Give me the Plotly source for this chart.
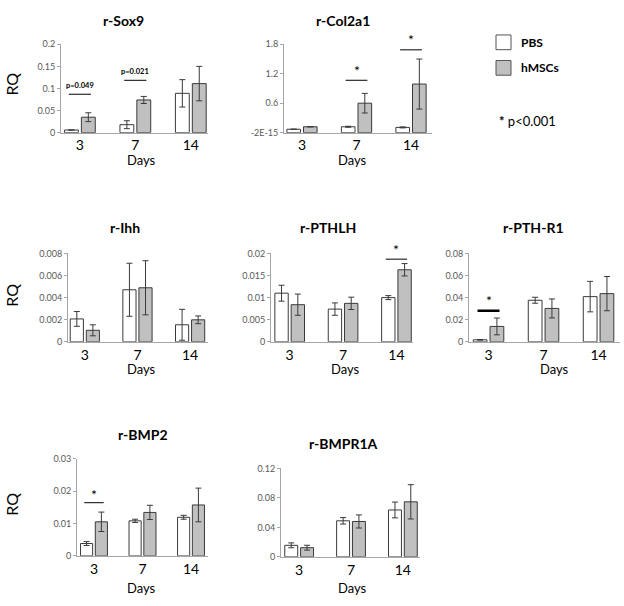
import plotly.graph_objects as go

W, H = 624, 606
days = ["3", "7", "14"]

# ---- data (RQ values) ----
sox9_pbs = [0.006, 0.018, 0.089]
sox9_pbs_err = [0.0, 0.009, 0.031]
sox9_hmsc = [0.035, 0.074, 0.111]
sox9_hmsc_err = [0.010, 0.008, 0.039]

col2a1_pbs = [0.07, 0.12, 0.107]
col2a1_pbs_err = [0.0, 0.01, 0.01]
col2a1_hmsc = [0.12, 0.60, 0.99]
col2a1_hmsc_err = [0.0, 0.20, 0.51]

ihh_pbs = [0.00207, 0.00471, 0.00154]
ihh_pbs_err = [0.00067, 0.0024, 0.0014]
ihh_hmsc = [0.00104, 0.00489, 0.00199]
ihh_hmsc_err = [0.0005, 0.00245, 0.00035]

pthlh_pbs = [0.0110, 0.0074, 0.0100]
pthlh_pbs_err = [0.0018, 0.0014, 0.00045]
pthlh_hmsc = [0.0084, 0.0087, 0.0163]
pthlh_hmsc_err = [0.0024, 0.0014, 0.0014]

pthr1_pbs = [0.0018, 0.0376, 0.0409]
pthr1_pbs_err = [0.0003, 0.0027, 0.0138]
pthr1_hmsc = [0.0139, 0.0302, 0.0436]
pthr1_hmsc_err = [0.0076, 0.0086, 0.0155]

bmp2_pbs = [0.0038, 0.0108, 0.0119]
bmp2_pbs_err = [0.0006, 0.0005, 0.0006]
bmp2_hmsc = [0.0105, 0.0134, 0.0157]
bmp2_hmsc_err = [0.0030, 0.0022, 0.0052]

bmpr1a_pbs = [0.0156, 0.0489, 0.0636]
bmpr1a_pbs_err = [0.0033, 0.0044, 0.0107]
bmpr1a_hmsc = [0.0124, 0.0480, 0.0747]
bmpr1a_hmsc_err = [0.0033, 0.0089, 0.0233]

# y-axis ticks
sox9_ticks = [0, 0.05, 0.1, 0.15, 0.2]
sox9_ticktext = ["0", "0.05", "0.1", "0.15", "0.2"]
col2a1_ticks = [0, 0.6, 1.2, 1.8]
col2a1_ticktext = ["-2E-15", "0.6", "1.2", "1.8"]
ihh_ticks = [0, 0.002, 0.004, 0.006, 0.008]
ihh_ticktext = ["0", "0.002", "0.004", "0.006", "0.008"]
pthlh_ticks = [0, 0.005, 0.01, 0.015, 0.02]
pthlh_ticktext = ["0", "0.005", "0.01", "0.015", "0.02"]
pthr1_ticks = [0, 0.02, 0.04, 0.06, 0.08]
pthr1_ticktext = ["0", "0.02", "0.04", "0.06", "0.08"]
bmp2_ticks = [0, 0.01, 0.02, 0.03]
bmp2_ticktext = ["0", "0.01", "0.02", "0.03"]
bmpr1a_ticks = [0, 0.04, 0.08, 0.12]
bmpr1a_ticktext = ["0", "0.04", "0.08", "0.12"]

# significance marks: (day index, line level, label, label level)
sox9_sig = [(0, 0.087, "p=0.049", 0.106), (1, 0.1185, "p=0.021", 0.138)]
col2a1_sig = [(1, 1.067, "*", 1.27), (2, 1.687, "*", 1.90)]
pthlh_sig = [(2, 0.0187, "*", 0.0208)]
pthr1_sig = [(0, 0.0281, "*", 0.0372)]
bmp2_sig = [(0, 0.0164, "*", 0.0188)]

# ---- layout of panels (pixel boxes) ----
panels = [
    dict(title="r-Sox9", pbs=sox9_pbs, pe=sox9_pbs_err, hm=sox9_hmsc, he=sox9_hmsc_err,
         tv=sox9_ticks, tt=sox9_ticktext, sig=sox9_sig, box=(61, 208, 39, 129),
         xr=[-0.34, 2.31], tx=123, ty=15, dx=141, dy=157, rq=80),
    dict(title="r-Col2a1", pbs=col2a1_pbs, pe=col2a1_pbs_err, hm=col2a1_hmsc, he=col2a1_hmsc_err,
         tv=col2a1_ticks, tt=col2a1_ticktext, sig=col2a1_sig, box=(284, 432, 39, 129),
         xr=[-0.33, 2.385], tx=343, ty=15, dx=352, dy=157, rq=None),
    dict(title="r-Ihh", pbs=ihh_pbs, pe=ihh_pbs_err, hm=ihh_hmsc, he=ihh_hmsc_err,
         tv=ihh_ticks, tt=ihh_ticktext, sig=[], box=(68, 208, 252, 342),
         xr=[-0.32, 2.34], tx=125, ty=226, dx=141, dy=370, rq=295),
    dict(title="r-PTHLH", pbs=pthlh_pbs, pe=pthlh_pbs_err, hm=pthlh_hmsc, he=pthlh_hmsc_err,
         tv=pthlh_ticks, tt=pthlh_ticktext, sig=pthlh_sig, box=(271, 413, 252, 342),
         xr=[-0.35, 2.31], tx=328, ty=226, dx=345, dy=370, rq=None),
    dict(title="r-PTH-R1", pbs=pthr1_pbs, pe=pthr1_pbs_err, hm=pthr1_hmsc, he=pthr1_hmsc_err,
         tv=pthr1_ticks, tt=pthr1_ticktext, sig=pthr1_sig, box=(469, 620, 252, 342),
         xr=[-0.355, 2.39], tx=533, ty=226, dx=554, dy=370, rq=None, thick=True),
    dict(title="r-BMP2", pbs=bmp2_pbs, pe=bmp2_pbs_err, hm=bmp2_hmsc, he=bmp2_hmsc_err,
         tv=bmp2_ticks, tt=bmp2_ticktext, sig=bmp2_sig, box=(77, 208, 461, 560),
         xr=[-0.35, 2.35], tx=143, ty=436, dx=141, dy=593, rq=508),
    dict(title="r-BMPR1A", pbs=bmpr1a_pbs, pe=bmpr1a_pbs_err, hm=bmpr1a_hmsc, he=bmpr1a_hmsc_err,
         tv=bmpr1a_ticks, tt=bmpr1a_ticktext, sig=[], box=(281, 420, 471, 561),
         xr=[-0.35, 2.33], tx=343, ty=446, dx=352, dy=593, rq=None),
]

FONT = "Lato, 'Open Sans', sans-serif"
PBS_FILL = "#ffffff"
HM_FILL = "#c0c0c0"
EDGE = "#3a3a3a"
AXIS = "#a6a6a6"

def px(x):
    return x / W

def py(y):
    return 1 - y / H

fig = go.Figure()
annotations = []
shapes = []
layout_axes = {}

for i, p in enumerate(panels):
    n = "" if i == 0 else str(i + 1)
    xa, ya = "x" + n, "y" + n
    x0, x1, y0, y1 = p["box"]
    for name, vals, errs, fill in (("PBS", p["pbs"], p["pe"], PBS_FILL),
                                   ("hMSCs", p["hm"], p["he"], HM_FILL)):
        fig.add_trace(go.Bar(
            x=days, y=vals, name=name, xaxis=xa, yaxis=ya, showlegend=False,
            marker=dict(color=fill, line=dict(color=EDGE, width=1)),
            error_y=dict(type="data", array=errs, visible=True, color=EDGE,
                         thickness=1, width=3),
            offsetgroup=name,
        ))
    ymax = p["tv"][-1]
    layout_axes["xaxis" + n] = dict(
        domain=[px(x0), px(x1)], anchor=ya, type="category", range=p["xr"],
        showline=True, linecolor=AXIS, linewidth=1, ticks="", showgrid=False,
        zeroline=False, tickfont=dict(size=14, color="#000", family=FONT),
        fixedrange=True,
    )
    layout_axes["yaxis" + n] = dict(
        domain=[py(y1), py(y0)], anchor=xa, range=[0, ymax],
        tickvals=p["tv"], ticktext=p["tt"], showline=True, linecolor=AXIS,
        linewidth=1, ticks="outside", ticklen=3, tickcolor=AXIS, showgrid=False,
        zeroline=False, tickfont=dict(size=9, color="#595959", family=FONT),
        fixedrange=True,
    )
    annotations.append(dict(text="<b>" + p["title"] + "</b>", x=px(p["tx"]),
                            y=py(p["ty"]), xref="paper", yref="paper", showarrow=False,
                            font=dict(size=14, color="#000", family=FONT),
                            xanchor="center", yanchor="middle"))
    annotations.append(dict(text="Days", x=px(p["dx"]), y=py(p["dy"]),
                            xref="paper", yref="paper", showarrow=False,
                            font=dict(size=13, color="#000", family=FONT),
                            xanchor="center", yanchor="middle"))
    if p["rq"] is not None:
        annotations.append(dict(text="RQ", x=px(12), y=py(p["rq"]), xref="paper",
                                yref="paper", showarrow=False, textangle=-90,
                                font=dict(size=16, color="#000", family=FONT),
                                xanchor="center", yanchor="middle"))
    for (gi, ly, lab, ty) in p["sig"]:
        shapes.append(dict(type="line", xref=xa, yref=ya, x0=gi - 0.2, x1=gi + 0.2,
                           y0=ly, y1=ly,
                           line=dict(color="#000", width=2.5 if p.get("thick") else 1)))
        if lab == "*":
            txt, fsz = "*", 14
        else:
            txt, fsz = "<b>" + lab + "</b>", 7.5
        annotations.append(dict(text=txt, x=gi, y=ty / ymax, xref=xa, yref=ya + " domain",
                                showarrow=False, font=dict(size=fsz, color="#000", family=FONT),
                                xanchor="center", yanchor="middle"))

# legend (drawn manually)
legend_items = [("PBS", PBS_FILL, 37), ("hMSCs", HM_FILL, 63)]
for lab, fill, yc in legend_items:
    shapes.append(dict(type="rect", xref="paper", yref="paper",
                       x0=px(496), x1=px(511), y0=py(yc + 7.5), y1=py(yc - 7.5),
                       fillcolor=fill, line=dict(color="#555", width=1)))
    annotations.append(dict(text="<b>" + lab + "</b>", x=px(519), y=py(yc), xref="paper",
                            yref="paper", showarrow=False, xanchor="left", yanchor="middle",
                            font=dict(size=12, color="#000", family=FONT)))
annotations.append(dict(text="<b>*</b> p<0.001", x=px(497), y=py(117), xref="paper",
                        yref="paper", showarrow=False, xanchor="left", yanchor="middle",
                        font=dict(size=13, color="#000", family=FONT)))

fig.update_layout(
    width=W, height=H, margin=dict(l=0, r=0, t=0, b=0),
    paper_bgcolor="#fff", plot_bgcolor="#fff",
    barmode="group", bargap=0.39, bargroupgap=0.18,
    annotations=annotations, shapes=shapes, showlegend=False,
    font=dict(family=FONT),
    **layout_axes,
)

fig.write_html("out.html", config={"displayModeBar": False},
               post_script="document.body.style.margin='0';document.body.style.overflow='hidden';")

Problem requirements ▸
Reproduce the data above word for word from its first line through the line that holds "ihh_hmsc_err = [0.0005, 0.00245, 0.00035]", both ends included; skip pictures.

The result ▸
Give me the Plotly source for this chart.
import plotly.graph_objects as go

W, H = 624, 606
days = ["3", "7", "14"]

# ---- data (RQ values) ----
sox9_pbs = [0.006, 0.018, 0.089]
sox9_pbs_err = [0.0, 0.009, 0.031]
sox9_hmsc = [0.035, 0.074, 0.111]
sox9_hmsc_err = [0.010, 0.008, 0.039]

col2a1_pbs = [0.07, 0.12, 0.107]
col2a1_pbs_err = [0.0, 0.01, 0.01]
col2a1_hmsc = [0.12, 0.60, 0.99]
col2a1_hmsc_err = [0.0, 0.20, 0.51]

ihh_pbs = [0.00207, 0.00471, 0.00154]
ihh_pbs_err = [0.00067, 0.0024, 0.0014]
ihh_hmsc = [0.00104, 0.00489, 0.00199]
ihh_hmsc_err = [0.0005, 0.00245, 0.00035]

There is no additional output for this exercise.